▶ [Aim of the exercise]
Find how many lines of the listing include the string "this", and report only that figure.

▶ [Material provided]

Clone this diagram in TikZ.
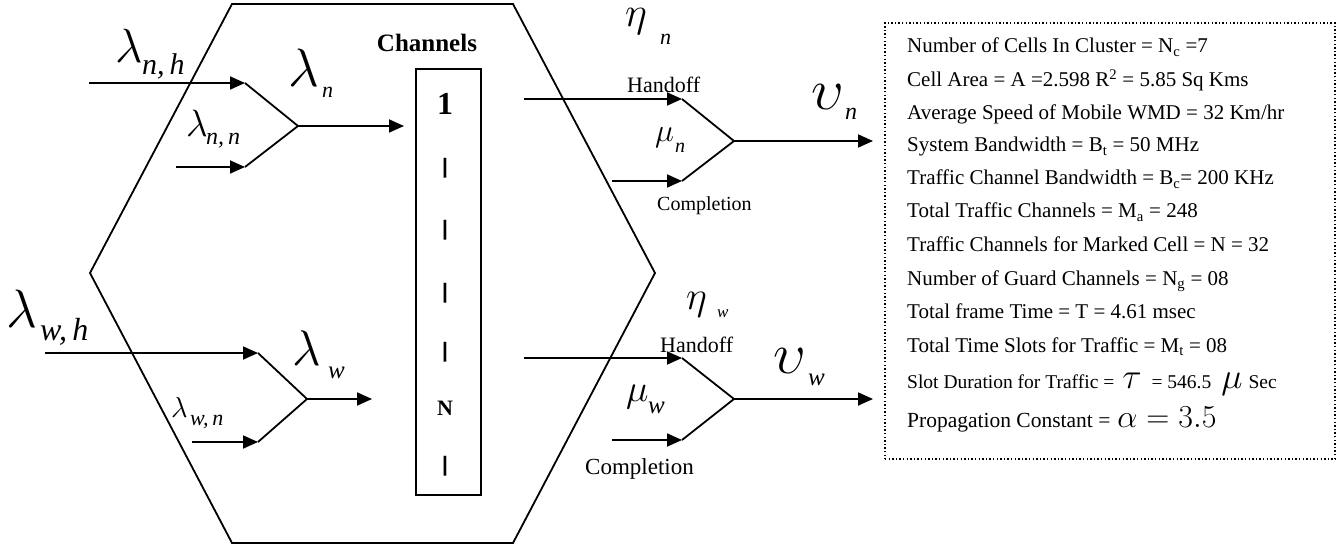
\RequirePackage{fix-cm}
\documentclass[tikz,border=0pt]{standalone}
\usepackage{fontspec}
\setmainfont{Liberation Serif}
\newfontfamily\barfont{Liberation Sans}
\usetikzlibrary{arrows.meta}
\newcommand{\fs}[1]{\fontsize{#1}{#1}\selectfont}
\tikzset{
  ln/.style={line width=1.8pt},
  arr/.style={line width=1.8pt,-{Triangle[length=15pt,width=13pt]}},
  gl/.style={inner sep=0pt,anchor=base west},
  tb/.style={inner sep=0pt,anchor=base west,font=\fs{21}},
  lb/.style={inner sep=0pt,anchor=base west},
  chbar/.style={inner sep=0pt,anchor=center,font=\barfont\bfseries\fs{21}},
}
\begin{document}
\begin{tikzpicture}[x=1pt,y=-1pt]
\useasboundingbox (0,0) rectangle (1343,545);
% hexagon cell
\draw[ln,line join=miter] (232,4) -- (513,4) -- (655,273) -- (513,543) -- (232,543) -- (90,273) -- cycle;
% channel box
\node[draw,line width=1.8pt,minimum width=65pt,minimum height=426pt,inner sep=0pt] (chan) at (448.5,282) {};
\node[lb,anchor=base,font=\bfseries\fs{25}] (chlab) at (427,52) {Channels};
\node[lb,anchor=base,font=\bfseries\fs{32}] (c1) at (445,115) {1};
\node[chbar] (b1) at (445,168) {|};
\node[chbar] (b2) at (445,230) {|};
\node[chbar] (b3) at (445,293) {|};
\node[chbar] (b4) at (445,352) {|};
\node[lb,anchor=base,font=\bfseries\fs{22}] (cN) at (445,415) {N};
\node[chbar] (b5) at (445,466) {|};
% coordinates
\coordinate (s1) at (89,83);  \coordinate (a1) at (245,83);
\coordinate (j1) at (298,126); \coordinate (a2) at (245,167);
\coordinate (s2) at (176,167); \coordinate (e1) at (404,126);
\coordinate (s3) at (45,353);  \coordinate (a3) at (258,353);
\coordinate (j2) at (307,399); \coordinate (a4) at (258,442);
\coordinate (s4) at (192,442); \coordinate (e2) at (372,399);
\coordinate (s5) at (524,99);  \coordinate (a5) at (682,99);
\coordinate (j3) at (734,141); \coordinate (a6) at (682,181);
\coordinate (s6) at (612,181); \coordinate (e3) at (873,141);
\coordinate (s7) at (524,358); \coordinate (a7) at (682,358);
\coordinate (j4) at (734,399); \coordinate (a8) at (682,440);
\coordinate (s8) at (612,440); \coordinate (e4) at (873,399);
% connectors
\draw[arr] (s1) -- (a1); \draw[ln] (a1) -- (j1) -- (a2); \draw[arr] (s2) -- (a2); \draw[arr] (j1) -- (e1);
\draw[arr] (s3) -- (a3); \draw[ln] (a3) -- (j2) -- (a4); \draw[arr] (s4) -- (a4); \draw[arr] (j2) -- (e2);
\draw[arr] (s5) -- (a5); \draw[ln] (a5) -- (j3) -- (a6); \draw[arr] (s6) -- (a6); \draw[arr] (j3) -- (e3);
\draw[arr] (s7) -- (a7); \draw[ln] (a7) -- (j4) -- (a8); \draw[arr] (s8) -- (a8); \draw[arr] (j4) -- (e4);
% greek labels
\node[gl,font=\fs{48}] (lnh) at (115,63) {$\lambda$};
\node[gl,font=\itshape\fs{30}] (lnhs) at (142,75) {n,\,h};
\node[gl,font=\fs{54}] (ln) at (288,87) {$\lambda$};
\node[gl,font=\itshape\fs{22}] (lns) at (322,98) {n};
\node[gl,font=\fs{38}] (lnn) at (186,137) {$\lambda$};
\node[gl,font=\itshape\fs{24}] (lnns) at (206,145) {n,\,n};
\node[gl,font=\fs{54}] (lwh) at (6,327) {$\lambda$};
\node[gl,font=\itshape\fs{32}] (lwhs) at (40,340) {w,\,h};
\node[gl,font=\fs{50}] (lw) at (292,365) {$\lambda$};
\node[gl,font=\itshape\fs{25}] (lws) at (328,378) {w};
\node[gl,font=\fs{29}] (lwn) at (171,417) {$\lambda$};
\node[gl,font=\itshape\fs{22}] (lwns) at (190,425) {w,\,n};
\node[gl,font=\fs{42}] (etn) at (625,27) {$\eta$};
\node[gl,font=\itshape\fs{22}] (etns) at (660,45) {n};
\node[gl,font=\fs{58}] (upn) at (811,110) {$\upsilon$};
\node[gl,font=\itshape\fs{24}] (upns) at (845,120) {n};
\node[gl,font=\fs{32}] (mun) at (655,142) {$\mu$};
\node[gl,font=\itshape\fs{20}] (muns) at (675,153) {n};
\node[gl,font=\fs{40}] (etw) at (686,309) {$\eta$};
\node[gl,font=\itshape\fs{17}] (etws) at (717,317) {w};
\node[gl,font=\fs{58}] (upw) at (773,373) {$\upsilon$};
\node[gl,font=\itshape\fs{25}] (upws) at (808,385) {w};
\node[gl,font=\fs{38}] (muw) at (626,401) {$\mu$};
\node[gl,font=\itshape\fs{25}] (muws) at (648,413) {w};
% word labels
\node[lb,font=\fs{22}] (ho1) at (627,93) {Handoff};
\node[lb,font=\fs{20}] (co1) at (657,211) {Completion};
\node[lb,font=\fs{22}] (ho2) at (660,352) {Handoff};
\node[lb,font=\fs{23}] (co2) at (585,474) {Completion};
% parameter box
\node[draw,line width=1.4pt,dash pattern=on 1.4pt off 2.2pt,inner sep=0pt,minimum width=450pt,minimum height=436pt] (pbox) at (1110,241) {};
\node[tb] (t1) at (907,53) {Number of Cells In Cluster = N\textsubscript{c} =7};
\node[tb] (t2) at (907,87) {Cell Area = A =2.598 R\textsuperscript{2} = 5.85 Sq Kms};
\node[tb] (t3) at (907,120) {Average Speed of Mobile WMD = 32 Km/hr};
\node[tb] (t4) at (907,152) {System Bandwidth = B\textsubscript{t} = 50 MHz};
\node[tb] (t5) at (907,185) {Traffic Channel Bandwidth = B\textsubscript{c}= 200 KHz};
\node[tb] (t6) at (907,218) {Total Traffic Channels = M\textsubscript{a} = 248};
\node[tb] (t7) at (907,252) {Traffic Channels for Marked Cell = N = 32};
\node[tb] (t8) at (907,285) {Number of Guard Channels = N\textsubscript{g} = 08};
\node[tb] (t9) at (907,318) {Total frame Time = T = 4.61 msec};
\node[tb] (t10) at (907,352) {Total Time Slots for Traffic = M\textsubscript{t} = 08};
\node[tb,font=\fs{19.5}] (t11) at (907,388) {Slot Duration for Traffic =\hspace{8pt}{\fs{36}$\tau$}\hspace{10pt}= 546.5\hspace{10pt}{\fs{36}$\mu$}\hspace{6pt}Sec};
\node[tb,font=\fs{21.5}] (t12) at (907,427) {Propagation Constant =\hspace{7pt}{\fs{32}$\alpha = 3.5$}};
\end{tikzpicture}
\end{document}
==
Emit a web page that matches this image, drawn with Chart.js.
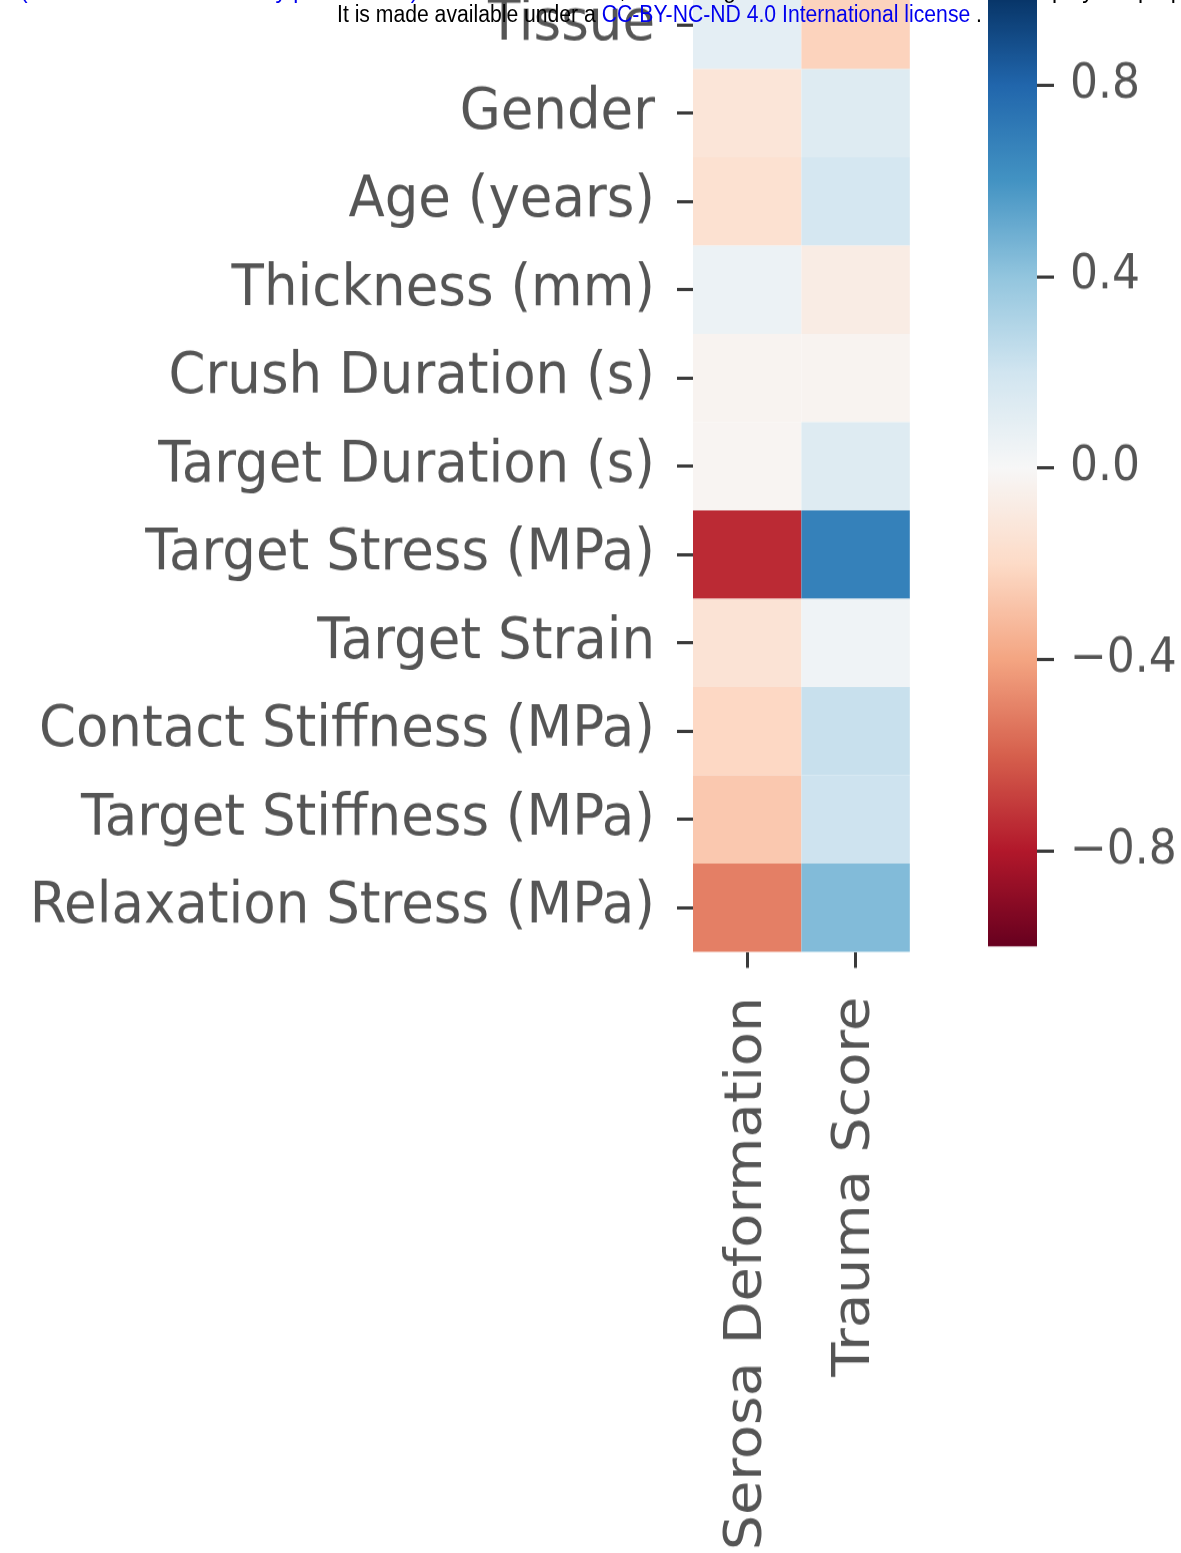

▶ [Task response]
2